5.2. Physical and Thermal Performance
The steel’s physical properties support reliable die behavior. Density measures 7.8 g/cm³. Elastic modulus sits at 210 GPa. Room-temperature thermal conductivity runs 25–30 W/m·K. The coefficient of thermal expansion equals 10.4×10⁻⁶ /°C between 20–100°C. These stable numbers help engineers design dies with accurate thermal calculations.
5.3. Superior Heat Resistance Properties
Three features make SKD61 excel in thermal cycling environments. First, high-temperature strength retention keeps the material hard up to 650°C. Second, resistance to softening at high temperatures prevents hardness loss during long production runs. Third, thermal fatigue resistance stops heat-checking cracks from forming. Electro-slag-remelted (ESR) SKD61 versions show better fatigue life. They have fewer inclusions and a cleaner microstructure.
5.4. Real-World Performance Gains
Field data proves SKD61’s advantages. Forging operations switching from H11 to SKD61 report ~30% increase in mold life. Dies show less thermal fatigue cracking. They also hold dimensional tolerances over 500,000 cycles. Aluminum die-casting customers see 30–40% longer mold life versus standard hot-work steels. This applies to complex, thin-walled automotive parts.
6. Industrial Applications of SKD61
| Application Category | Typical SKD61 Parts |
|---|---|
| Die Casting | Core inserts, cavities, sliders, ejector pins, runners, sprue bushings |
| Extrusion | Dies, liners, mandrels, pressure pads, followers, die cases, die holders |
| Hot Forging | Press forge dies, hot heading dies, swaging dies, gripper dies |
| Hot Cutting | Shear blades for hot-rolled steel cutting |
| Plastic Molds | High-temp molds for glass-filled polymers |
6.1 Surface Treatment for Extended Die Life
Facilities gas or plasma nitride SKD61 tooling to fight erosion in metal flow zones. Standard nitriding at 525°C creates controlled case depths:
– 10 hours → 0.125 mm case
– 20 hours → 0.180 mm case
– 40 hours → 0.250 mm case
– 60 hours → 0.300 mm case
Die casting cores and extrusion die orifices gain most from nitriding. The hard surface layer stops aluminum soldering. It also cuts erosive wear from high-velocity metal flow.

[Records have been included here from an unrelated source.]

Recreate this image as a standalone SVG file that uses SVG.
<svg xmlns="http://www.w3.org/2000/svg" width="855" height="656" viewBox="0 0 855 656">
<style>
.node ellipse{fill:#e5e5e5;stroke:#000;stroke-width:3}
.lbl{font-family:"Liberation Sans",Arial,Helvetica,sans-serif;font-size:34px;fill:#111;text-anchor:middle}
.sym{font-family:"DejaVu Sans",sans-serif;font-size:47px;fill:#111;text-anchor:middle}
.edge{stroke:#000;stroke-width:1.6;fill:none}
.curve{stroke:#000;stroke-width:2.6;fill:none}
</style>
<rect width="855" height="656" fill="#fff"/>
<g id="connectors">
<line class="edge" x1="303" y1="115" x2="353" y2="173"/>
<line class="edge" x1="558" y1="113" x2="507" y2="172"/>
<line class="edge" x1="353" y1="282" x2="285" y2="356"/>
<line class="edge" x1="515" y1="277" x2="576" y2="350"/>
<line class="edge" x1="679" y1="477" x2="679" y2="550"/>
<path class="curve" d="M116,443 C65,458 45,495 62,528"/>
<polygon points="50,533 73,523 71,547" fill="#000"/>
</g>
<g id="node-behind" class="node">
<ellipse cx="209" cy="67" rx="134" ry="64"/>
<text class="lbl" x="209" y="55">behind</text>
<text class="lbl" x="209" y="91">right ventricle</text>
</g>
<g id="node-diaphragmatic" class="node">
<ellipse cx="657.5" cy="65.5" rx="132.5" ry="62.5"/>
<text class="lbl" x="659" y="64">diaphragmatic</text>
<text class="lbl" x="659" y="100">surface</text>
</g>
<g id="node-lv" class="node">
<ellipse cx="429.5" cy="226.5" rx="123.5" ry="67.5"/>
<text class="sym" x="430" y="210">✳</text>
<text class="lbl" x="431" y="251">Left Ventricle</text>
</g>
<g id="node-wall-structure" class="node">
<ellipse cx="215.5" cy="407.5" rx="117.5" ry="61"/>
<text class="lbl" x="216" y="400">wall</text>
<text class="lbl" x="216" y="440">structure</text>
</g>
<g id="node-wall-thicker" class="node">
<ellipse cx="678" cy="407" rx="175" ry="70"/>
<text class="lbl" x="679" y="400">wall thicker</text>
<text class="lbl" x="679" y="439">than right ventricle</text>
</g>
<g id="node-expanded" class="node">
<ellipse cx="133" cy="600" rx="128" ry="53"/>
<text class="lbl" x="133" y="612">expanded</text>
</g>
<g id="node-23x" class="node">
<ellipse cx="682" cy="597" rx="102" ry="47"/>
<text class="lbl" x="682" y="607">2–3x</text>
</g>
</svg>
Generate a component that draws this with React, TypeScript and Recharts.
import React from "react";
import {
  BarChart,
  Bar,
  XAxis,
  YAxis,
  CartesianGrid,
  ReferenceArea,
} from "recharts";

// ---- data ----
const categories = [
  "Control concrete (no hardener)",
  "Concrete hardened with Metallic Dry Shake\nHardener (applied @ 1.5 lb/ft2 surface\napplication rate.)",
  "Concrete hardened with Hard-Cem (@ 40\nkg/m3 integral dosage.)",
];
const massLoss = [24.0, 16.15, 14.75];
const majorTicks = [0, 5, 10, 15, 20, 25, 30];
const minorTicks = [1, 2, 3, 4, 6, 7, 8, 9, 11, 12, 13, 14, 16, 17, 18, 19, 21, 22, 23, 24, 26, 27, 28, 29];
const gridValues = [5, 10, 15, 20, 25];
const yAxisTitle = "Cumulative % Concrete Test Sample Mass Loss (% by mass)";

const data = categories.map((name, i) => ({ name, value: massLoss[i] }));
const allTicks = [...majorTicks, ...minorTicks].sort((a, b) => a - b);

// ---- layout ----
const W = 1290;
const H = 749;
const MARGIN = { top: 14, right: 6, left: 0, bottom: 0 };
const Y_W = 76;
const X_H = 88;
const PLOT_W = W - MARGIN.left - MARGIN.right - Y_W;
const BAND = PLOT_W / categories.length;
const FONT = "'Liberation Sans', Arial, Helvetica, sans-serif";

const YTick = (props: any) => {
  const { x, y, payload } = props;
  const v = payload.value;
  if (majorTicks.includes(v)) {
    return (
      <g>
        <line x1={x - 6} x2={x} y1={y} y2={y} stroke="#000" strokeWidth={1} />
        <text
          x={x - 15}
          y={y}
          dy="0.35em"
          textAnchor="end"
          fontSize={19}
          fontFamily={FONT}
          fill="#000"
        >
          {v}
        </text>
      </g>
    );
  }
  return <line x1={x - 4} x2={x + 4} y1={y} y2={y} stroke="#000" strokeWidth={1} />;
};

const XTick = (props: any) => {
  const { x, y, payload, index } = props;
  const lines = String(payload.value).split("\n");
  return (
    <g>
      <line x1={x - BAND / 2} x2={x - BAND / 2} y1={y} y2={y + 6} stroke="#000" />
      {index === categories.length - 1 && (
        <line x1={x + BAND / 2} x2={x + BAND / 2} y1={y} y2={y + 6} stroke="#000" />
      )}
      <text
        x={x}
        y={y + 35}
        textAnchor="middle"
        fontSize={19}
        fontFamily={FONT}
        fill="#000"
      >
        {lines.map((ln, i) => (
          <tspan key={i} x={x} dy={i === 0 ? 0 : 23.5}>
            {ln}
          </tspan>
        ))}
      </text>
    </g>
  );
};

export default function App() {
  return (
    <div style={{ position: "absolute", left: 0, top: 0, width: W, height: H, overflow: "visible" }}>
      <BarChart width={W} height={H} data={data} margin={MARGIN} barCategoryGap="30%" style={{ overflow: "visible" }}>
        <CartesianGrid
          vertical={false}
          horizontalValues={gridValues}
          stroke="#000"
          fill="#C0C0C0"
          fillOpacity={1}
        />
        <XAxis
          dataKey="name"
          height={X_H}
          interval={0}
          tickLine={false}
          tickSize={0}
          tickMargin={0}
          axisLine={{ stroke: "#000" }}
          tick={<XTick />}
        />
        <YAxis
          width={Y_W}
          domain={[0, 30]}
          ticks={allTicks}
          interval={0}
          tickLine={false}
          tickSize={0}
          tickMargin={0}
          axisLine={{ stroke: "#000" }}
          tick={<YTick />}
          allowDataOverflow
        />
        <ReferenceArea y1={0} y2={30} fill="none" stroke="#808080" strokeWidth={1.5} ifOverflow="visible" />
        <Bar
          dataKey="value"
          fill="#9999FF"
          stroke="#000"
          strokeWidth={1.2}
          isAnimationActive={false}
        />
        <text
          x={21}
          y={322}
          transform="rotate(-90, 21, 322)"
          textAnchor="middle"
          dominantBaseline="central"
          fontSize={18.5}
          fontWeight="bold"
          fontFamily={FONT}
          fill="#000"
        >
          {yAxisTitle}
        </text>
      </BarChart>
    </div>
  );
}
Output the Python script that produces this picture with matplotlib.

6.2 Modern Machining Approaches
Most shops now hard-mill SKD61 at 40–50 HRC instead of grinding finished dies. This saves 30–50% manufacturing time for complex 3D cavity shapes. TiAlN-coated carbide end mills at 0.01–0.03 mm/tooth feed rates produce mirror finishes on hardened material. Research-based cutting force data now helps CAM software predict tool deflection. It optimizes tool paths for 50 HRC SKD61 workpieces.
Conclusion:
I’ve walked you through SKD61’s complete technical profile—from chemical specs to real-world die performance. Now you know why proper heat treatment matters and how tempering temperature controls your tool’s lifespan. The data shows clear patterns: temper at 565°C for thermal shock resistance, aim for 42–48 HRC in most applications, and don’t skip triple tempering if you want maximum mold life. Armed with this knowledge, you can specify SKD61 confidently and squeeze every cycle out of your tooling investment.